Kinako Chocolate Chip Cookies

Print Recipe
Upgrade your CCCs with nutty roasted soybean powder (kinako). It pairs perfectly with whole wheat flour for a healthier cookie, but you can substitute all-purpose as well.
Course Dessert
Cuisine Asian American
Prep Time 10 minutes
Cook Time 12 minutes
Total Time 22 minutes
Servings 16 large cookies
Author Mochi Mommy

Equipment

  • electric beater or stand mixer

Ingredients

  • 1/2 cup softened, unsalted butter 113g
  • 1/2 cup lightly packed dark brown sugar 100g
  • 1/4 cup granulated sugar 50g
  • 1/2 tsp baking powder
  • 1/2 tsp baking soda
  • 1/2 tsp kosher salt
  • 1 large egg
  • 1 tsp vanilla extract
  • 1 cup whole wheat flour 120g
  • 1/2 cup kinako 50g
  • 3/4 cup chocolate chips 130g
  • 1 pinch flaky sea salt optional

Instructions

  • Preheat your oven to 350F and line two baking sheets with parchment paper or silicone mats.
  • In the bowl of a stand mixer, put softened butter, brown sugar, granulated sugar, baking powder, baking soda, and salt.
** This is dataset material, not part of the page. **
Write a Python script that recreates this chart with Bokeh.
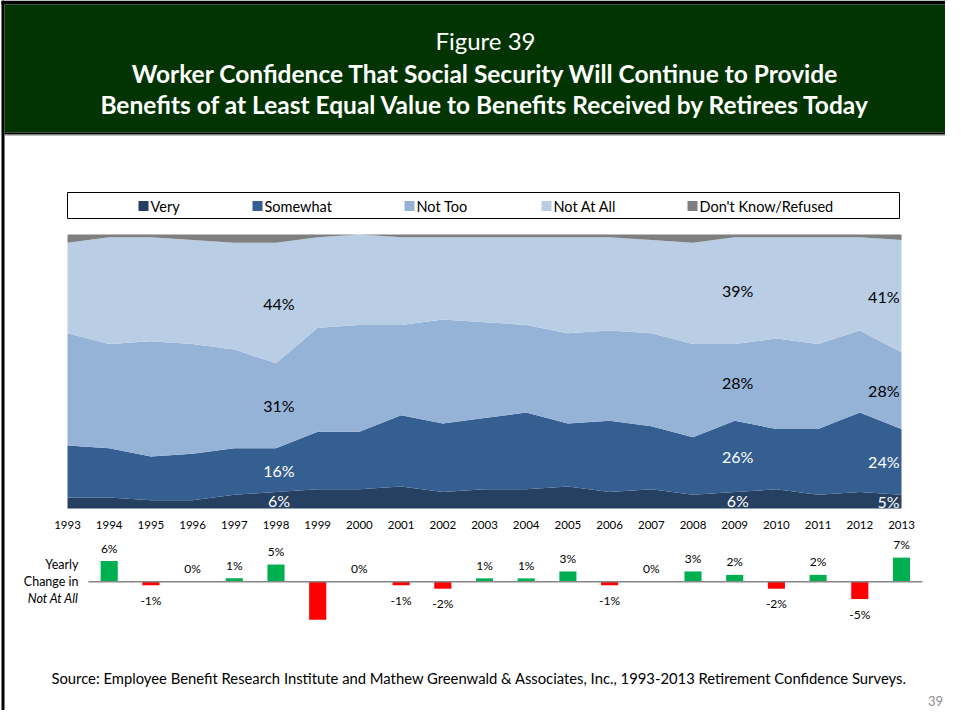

Using the paddle attachment, beat until the butter and sugars are creamed. It should be lighter in color and fluffy, similar to frosting. You can also cream the butter and sugars with a handheld electric mixer.
  • Add egg and vanilla extract and beat again until the mixture is homogenous.
  • Add the whole wheat flour and kinako and very gently mix until a dough starts to form.
  • Add the chocolate chips and gently mix again to disperse the chocolate throughout the cookie dough.
  • Scoop the dough and roll into balls. If using a 2-tbsp cookie scoop, you can get about 24 small cookies. I like to make mine larger, for about 16 cookies.
  • Place the cookie dough spheres onto your prepared baking sheet, spacing about 2 inches apart. Bake for 10-12 minutes. These cookies are naturally soft in texture due to the combination of flours used.
  • Immediately after removing the cookies from the oven, sprinkle the flaky sea salt, if using. Leftovers can be kept in an airtight container at room temperature.

Notes

You can substitute all-purpose flour for the whole wheat flour.
You don't need to chill these cookies, but if you do, they will develop an even deeper flavor and bake up a little more thick. You can stick them in the fridge, covered, for up to two days before baking or even freeze the cookie dough balls to bake at a much later time.